§ AIM OF THE TASK:
Only the lines from the top of the listing below to the line that has "Percentage of people" should be echoed, with both ends kept and pictures left out.

§ A run of records:
+--

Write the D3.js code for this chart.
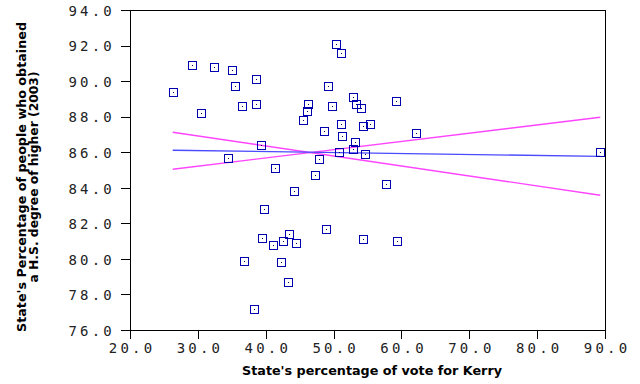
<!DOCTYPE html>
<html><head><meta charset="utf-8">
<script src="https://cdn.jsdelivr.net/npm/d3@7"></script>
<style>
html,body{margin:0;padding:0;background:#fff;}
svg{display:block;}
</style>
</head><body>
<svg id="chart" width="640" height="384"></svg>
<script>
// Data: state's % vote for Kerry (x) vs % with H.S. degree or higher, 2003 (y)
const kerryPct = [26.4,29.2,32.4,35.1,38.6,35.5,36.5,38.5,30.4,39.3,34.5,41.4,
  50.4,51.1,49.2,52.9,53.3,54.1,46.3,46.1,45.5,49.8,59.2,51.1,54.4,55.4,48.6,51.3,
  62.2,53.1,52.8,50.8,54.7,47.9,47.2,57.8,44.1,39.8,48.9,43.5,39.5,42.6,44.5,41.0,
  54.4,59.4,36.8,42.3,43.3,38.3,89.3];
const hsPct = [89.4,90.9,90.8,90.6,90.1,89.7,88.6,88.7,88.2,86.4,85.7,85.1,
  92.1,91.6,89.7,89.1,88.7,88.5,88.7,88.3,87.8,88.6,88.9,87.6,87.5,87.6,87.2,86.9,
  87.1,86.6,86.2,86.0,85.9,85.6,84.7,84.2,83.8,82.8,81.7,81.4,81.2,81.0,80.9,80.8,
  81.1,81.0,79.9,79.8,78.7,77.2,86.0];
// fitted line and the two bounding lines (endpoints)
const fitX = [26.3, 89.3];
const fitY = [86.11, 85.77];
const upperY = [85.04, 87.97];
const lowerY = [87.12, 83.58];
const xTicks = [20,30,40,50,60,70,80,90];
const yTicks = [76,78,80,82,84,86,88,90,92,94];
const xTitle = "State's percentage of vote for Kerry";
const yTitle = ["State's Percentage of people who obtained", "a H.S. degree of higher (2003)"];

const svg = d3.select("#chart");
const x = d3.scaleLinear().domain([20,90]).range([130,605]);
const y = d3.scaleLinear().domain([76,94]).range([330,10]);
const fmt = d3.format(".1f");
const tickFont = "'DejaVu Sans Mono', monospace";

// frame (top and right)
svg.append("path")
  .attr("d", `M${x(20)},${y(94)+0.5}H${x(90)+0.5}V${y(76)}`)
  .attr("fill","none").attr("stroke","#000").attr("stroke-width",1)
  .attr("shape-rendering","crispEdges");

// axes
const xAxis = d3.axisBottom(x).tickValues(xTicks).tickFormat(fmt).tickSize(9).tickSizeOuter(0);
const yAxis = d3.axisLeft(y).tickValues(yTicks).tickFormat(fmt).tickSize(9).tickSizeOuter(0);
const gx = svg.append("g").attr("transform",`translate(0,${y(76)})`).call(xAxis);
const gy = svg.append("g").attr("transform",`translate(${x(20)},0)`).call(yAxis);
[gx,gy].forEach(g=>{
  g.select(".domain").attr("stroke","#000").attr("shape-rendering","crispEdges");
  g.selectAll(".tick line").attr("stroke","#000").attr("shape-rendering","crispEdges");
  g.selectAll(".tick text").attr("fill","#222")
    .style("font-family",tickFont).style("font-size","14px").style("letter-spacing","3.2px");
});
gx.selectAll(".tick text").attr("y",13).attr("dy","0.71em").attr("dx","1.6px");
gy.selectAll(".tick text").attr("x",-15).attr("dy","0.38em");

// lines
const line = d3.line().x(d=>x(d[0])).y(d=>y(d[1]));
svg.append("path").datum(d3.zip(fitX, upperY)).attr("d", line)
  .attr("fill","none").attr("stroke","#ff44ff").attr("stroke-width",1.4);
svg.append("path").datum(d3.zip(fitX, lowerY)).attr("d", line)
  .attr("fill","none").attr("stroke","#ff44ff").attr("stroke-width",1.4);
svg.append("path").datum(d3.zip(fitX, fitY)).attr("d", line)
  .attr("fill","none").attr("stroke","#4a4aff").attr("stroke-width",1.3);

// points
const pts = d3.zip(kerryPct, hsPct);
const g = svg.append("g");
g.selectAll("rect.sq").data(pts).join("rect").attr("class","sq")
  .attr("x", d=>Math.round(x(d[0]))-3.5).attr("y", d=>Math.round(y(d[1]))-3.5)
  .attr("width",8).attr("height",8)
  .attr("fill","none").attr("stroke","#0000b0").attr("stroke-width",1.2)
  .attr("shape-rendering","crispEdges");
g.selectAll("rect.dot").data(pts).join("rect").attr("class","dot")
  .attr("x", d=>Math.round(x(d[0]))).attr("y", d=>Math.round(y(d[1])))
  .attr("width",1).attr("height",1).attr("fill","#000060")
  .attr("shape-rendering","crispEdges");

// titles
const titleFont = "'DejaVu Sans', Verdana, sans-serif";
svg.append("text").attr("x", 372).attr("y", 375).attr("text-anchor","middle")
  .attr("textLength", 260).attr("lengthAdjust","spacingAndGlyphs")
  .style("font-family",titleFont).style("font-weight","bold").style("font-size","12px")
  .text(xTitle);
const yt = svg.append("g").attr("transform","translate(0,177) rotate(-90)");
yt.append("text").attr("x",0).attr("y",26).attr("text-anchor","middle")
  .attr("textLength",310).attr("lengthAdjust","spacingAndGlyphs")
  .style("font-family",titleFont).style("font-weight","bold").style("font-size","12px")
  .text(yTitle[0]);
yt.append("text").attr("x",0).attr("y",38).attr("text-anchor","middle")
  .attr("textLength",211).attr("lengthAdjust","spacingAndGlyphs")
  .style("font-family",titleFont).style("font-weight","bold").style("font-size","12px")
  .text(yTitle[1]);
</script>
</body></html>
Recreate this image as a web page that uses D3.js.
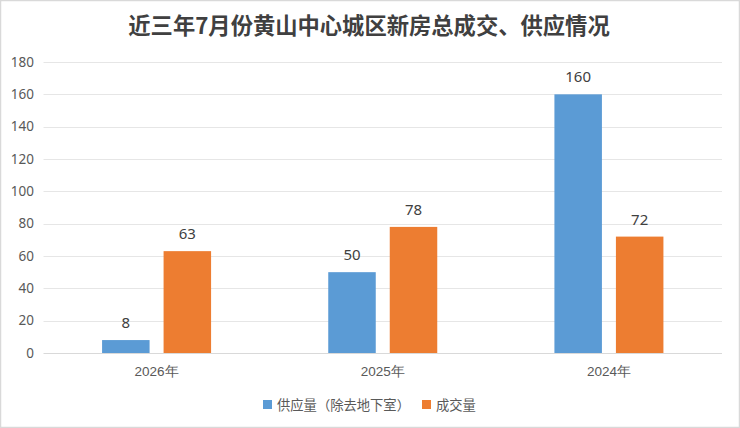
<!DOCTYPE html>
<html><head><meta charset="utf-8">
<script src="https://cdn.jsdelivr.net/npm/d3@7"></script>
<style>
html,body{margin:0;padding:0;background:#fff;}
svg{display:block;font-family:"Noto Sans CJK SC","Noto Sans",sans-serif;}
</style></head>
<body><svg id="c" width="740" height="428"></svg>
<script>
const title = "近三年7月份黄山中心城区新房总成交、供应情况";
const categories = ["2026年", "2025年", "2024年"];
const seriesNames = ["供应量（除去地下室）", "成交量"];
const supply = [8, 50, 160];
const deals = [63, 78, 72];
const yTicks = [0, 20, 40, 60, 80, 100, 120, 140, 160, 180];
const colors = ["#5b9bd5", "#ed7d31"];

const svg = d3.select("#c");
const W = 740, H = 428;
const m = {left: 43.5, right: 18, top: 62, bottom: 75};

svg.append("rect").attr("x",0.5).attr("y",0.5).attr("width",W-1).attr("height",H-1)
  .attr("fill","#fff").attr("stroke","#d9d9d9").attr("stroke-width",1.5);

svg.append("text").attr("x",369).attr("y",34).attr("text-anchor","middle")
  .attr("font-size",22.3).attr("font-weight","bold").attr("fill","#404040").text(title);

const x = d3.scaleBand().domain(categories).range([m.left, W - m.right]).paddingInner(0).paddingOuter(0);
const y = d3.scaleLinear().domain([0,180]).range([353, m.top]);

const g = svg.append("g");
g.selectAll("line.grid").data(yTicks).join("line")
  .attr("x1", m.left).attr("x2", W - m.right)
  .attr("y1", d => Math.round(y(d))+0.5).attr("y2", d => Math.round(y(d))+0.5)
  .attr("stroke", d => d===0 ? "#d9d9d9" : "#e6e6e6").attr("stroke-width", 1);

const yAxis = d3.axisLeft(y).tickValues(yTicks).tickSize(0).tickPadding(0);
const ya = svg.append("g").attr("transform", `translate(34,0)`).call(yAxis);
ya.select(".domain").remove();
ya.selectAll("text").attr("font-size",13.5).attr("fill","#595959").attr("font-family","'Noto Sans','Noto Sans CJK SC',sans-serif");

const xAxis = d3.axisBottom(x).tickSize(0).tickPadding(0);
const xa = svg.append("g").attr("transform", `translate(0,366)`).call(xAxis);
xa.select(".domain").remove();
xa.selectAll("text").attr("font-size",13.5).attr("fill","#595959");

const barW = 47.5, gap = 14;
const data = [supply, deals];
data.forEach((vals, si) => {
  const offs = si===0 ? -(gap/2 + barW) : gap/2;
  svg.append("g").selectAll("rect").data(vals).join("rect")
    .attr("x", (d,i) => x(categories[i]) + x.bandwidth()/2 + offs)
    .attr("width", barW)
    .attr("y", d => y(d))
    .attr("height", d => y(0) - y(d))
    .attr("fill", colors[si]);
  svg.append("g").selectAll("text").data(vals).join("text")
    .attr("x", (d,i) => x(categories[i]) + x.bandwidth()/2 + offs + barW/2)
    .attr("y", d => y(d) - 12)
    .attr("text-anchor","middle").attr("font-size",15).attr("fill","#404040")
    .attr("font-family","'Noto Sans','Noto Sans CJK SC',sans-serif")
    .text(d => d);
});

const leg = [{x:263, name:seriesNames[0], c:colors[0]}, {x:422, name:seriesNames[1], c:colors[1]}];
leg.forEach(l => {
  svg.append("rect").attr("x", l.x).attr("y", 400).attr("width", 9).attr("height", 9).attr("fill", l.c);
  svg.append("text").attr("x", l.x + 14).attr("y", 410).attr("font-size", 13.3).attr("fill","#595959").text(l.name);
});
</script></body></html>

+--

§ REPLY TO THE EXERCISE:
Write the D3.js code for this chart.
<!DOCTYPE html>
<html><head><meta charset="utf-8">
<script src="https://cdn.jsdelivr.net/npm/d3@7"></script>
<style>
html,body{margin:0;padding:0;background:#fff;}
svg{display:block;}
</style>
</head><body>
<svg id="chart" width="640" height="384"></svg>
<script>
// Data: state's % vote for Kerry (x) vs % with H.S. degree or higher, 2003 (y)
const kerryPct = [26.4,29.2,32.4,35.1,38.6,35.5,36.5,38.5,30.4,39.3,34.5,41.4,
  50.4,51.1,49.2,52.9,53.3,54.1,46.3,46.1,45.5,49.8,59.2,51.1,54.4,55.4,48.6,51.3,
  62.2,53.1,52.8,50.8,54.7,47.9,47.2,57.8,44.1,39.8,48.9,43.5,39.5,42.6,44.5,41.0,
  54.4,59.4,36.8,42.3,43.3,38.3,89.3];
const hsPct = [89.4,90.9,90.8,90.6,90.1,89.7,88.6,88.7,88.2,86.4,85.7,85.1,
  92.1,91.6,89.7,89.1,88.7,88.5,88.7,88.3,87.8,88.6,88.9,87.6,87.5,87.6,87.2,86.9,
  87.1,86.6,86.2,86.0,85.9,85.6,84.7,84.2,83.8,82.8,81.7,81.4,81.2,81.0,80.9,80.8,
  81.1,81.0,79.9,79.8,78.7,77.2,86.0];
// fitted line and the two bounding lines (endpoints)
const fitX = [26.3, 89.3];
const fitY = [86.11, 85.77];
const upperY = [85.04, 87.97];
const lowerY = [87.12, 83.58];
const xTicks = [20,30,40,50,60,70,80,90];
const yTicks = [76,78,80,82,84,86,88,90,92,94];
const xTitle = "State's percentage of vote for Kerry";
const yTitle = ["State's Percentage of people who obtained", "a H.S. degree of higher (2003)"];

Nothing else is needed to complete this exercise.